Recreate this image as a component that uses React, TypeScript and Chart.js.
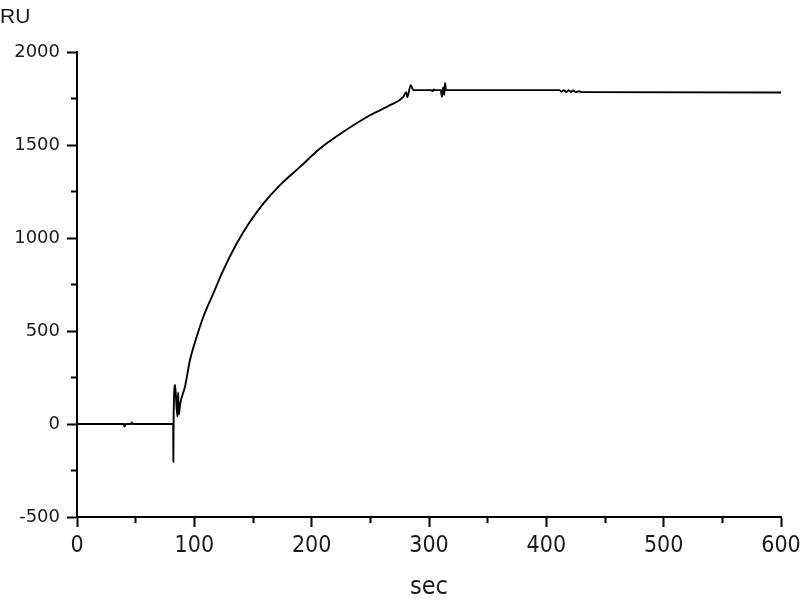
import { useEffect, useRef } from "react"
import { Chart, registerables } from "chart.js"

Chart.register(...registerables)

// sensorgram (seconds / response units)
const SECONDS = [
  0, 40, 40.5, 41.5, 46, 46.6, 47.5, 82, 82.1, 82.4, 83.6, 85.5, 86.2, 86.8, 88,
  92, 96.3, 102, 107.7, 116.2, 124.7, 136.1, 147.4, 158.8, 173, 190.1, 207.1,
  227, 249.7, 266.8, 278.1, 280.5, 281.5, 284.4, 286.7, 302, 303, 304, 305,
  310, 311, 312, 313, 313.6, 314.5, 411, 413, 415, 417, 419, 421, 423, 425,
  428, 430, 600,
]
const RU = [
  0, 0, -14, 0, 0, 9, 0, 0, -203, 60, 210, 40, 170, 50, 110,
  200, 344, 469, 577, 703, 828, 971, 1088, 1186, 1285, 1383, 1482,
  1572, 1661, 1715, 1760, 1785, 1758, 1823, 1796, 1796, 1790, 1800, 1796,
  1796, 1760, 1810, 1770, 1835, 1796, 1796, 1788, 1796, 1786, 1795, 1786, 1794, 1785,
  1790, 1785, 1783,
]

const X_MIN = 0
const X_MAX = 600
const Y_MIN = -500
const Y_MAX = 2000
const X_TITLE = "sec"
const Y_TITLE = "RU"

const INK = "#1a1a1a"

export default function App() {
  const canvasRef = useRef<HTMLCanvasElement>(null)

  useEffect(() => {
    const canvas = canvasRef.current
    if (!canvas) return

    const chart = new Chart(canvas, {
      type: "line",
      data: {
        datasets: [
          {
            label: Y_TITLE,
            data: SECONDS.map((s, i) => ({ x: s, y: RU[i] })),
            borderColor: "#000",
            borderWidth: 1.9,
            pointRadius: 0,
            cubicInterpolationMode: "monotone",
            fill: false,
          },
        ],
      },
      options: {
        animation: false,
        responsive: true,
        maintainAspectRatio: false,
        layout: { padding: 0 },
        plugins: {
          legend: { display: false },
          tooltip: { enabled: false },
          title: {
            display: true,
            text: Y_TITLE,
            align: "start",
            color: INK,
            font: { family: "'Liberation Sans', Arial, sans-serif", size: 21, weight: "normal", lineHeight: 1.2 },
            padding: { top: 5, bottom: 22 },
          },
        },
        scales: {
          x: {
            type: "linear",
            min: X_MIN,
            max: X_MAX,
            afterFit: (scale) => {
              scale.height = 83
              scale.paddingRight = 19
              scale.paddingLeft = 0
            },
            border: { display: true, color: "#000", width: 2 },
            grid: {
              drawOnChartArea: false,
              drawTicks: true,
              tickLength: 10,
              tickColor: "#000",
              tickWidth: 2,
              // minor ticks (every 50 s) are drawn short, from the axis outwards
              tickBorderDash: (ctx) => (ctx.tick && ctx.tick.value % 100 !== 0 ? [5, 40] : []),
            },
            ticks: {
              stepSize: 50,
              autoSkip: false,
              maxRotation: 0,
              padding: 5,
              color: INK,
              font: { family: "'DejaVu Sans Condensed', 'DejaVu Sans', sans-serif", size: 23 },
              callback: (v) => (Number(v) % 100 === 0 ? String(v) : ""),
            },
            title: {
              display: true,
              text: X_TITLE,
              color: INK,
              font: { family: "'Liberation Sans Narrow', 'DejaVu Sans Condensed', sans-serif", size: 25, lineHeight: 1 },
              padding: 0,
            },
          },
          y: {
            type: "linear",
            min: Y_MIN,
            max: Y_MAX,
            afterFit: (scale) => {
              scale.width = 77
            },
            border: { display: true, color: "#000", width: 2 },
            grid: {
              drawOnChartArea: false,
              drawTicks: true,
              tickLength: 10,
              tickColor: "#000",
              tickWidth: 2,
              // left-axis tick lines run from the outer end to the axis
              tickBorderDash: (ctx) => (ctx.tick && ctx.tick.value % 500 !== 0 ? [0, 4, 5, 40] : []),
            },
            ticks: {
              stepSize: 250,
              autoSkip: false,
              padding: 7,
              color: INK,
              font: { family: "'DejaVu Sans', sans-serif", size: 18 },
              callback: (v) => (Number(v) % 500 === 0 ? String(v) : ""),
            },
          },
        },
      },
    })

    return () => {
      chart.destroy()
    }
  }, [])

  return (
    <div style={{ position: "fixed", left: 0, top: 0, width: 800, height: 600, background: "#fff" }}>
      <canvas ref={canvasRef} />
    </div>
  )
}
○ ○ ○ ○
Leave out the pictures and copy the rest of the material above exactly.

Recreate this image as a component that uses React, TypeScript and Chart.js.
import { useEffect, useRef } from "react"
import { Chart, registerables } from "chart.js"

Chart.register(...registerables)

// sensorgram (seconds / response units)
const SECONDS = [
  0, 40, 40.5, 41.5, 46, 46.6, 47.5, 82, 82.1, 82.4, 83.6, 85.5, 86.2, 86.8, 88,
  92, 96.3, 102, 107.7, 116.2, 124.7, 136.1, 147.4, 158.8, 173, 190.1, 207.1,
  227, 249.7, 266.8, 278.1, 280.5, 281.5, 284.4, 286.7, 302, 303, 304, 305,
  310, 311, 312, 313, 313.6, 314.5, 411, 413, 415, 417, 419, 421, 423, 425,
  428, 430, 600,
]
const RU = [
  0, 0, -14, 0, 0, 9, 0, 0, -203, 60, 210, 40, 170, 50, 110,
  200, 344, 469, 577, 703, 828, 971, 1088, 1186, 1285, 1383, 1482,
  1572, 1661, 1715, 1760, 1785, 1758, 1823, 1796, 1796, 1790, 1800, 1796,
  1796, 1760, 1810, 1770, 1835, 1796, 1796, 1788, 1796, 1786, 1795, 1786, 1794, 1785,
  1790, 1785, 1783,
]

const X_MIN = 0
const X_MAX = 600
const Y_MIN = -500
const Y_MAX = 2000
const X_TITLE = "sec"
const Y_TITLE = "RU"

const INK = "#1a1a1a"

export default function App() {
  const canvasRef = useRef<HTMLCanvasElement>(null)

  useEffect(() => {
    const canvas = canvasRef.current
    if (!canvas) return

    const chart = new Chart(canvas, {
      type: "line",
      data: {
        datasets: [
          {
            label: Y_TITLE,
            data: SECONDS.map((s, i) => ({ x: s, y: RU[i] })),
            borderColor: "#000",
            borderWidth: 1.9,
            pointRadius: 0,
            cubicInterpolationMode: "monotone",
            fill: false,
          },
        ],
      },
      options: {
        animation: false,
        responsive: true,
        maintainAspectRatio: false,
        layout: { padding: 0 },
        plugins: {
          legend: { display: false },
          tooltip: { enabled: false },
          title: {
            display: true,
            text: Y_TITLE,
            align: "start",
            color: INK,
            font: { family: "'Liberation Sans', Arial, sans-serif", size: 21, weight: "normal", lineHeight: 1.2 },
            padding: { top: 5, bottom: 22 },
          },
        },
        scales: {
          x: {
            type: "linear",
            min: X_MIN,
            max: X_MAX,
            afterFit: (scale) => {
              scale.height = 83
              scale.paddingRight = 19
              scale.paddingLeft = 0
            },
            border: { display: true, color: "#000", width: 2 },
            grid: {
              drawOnChartArea: false,
              drawTicks: true,
              tickLength: 10,
              tickColor: "#000",
              tickWidth: 2,
              // minor ticks (every 50 s) are drawn short, from the axis outwards
              tickBorderDash: (ctx) => (ctx.tick && ctx.tick.value % 100 !== 0 ? [5, 40] : []),
            },
            ticks: {
              stepSize: 50,
              autoSkip: false,
              maxRotation: 0,
              padding: 5,
              color: INK,
              font: { family: "'DejaVu Sans Condensed', 'DejaVu Sans', sans-serif", size: 23 },
              callback: (v) => (Number(v) % 100 === 0 ? String(v) : ""),
            },
            title: {
              display: true,
              text: X_TITLE,
              color: INK,
              font: { family: "'Liberation Sans Narrow', 'DejaVu Sans Condensed', sans-serif", size: 25, lineHeight: 1 },
              padding: 0,
            },
          },
          y: {
            type: "linear",
            min: Y_MIN,
            max: Y_MAX,
            afterFit: (scale) => {
              scale.width = 77
            },
            border: { display: true, color: "#000", width: 2 },
            grid: {
              drawOnChartArea: false,
              drawTicks: true,
              tickLength: 10,
              tickColor: "#000",
              tickWidth: 2,
              // left-axis tick lines run from the outer end to the axis
              tickBorderDash: (ctx) => (ctx.tick && ctx.tick.value % 500 !== 0 ? [0, 4, 5, 40] : []),
            },
            ticks: {
              stepSize: 250,
              autoSkip: false,
              padding: 7,
              color: INK,
              font: { family: "'DejaVu Sans', sans-serif", size: 18 },
              callback: (v) => (Number(v) % 500 === 0 ? String(v) : ""),
            },
          },
        },
      },
    })

    return () => {
      chart.destroy()
    }
  }, [])

  return (
    <div style={{ position: "fixed", left: 0, top: 0, width: 800, height: 600, background: "#fff" }}>
      <canvas ref={canvasRef} />
    </div>
  )
}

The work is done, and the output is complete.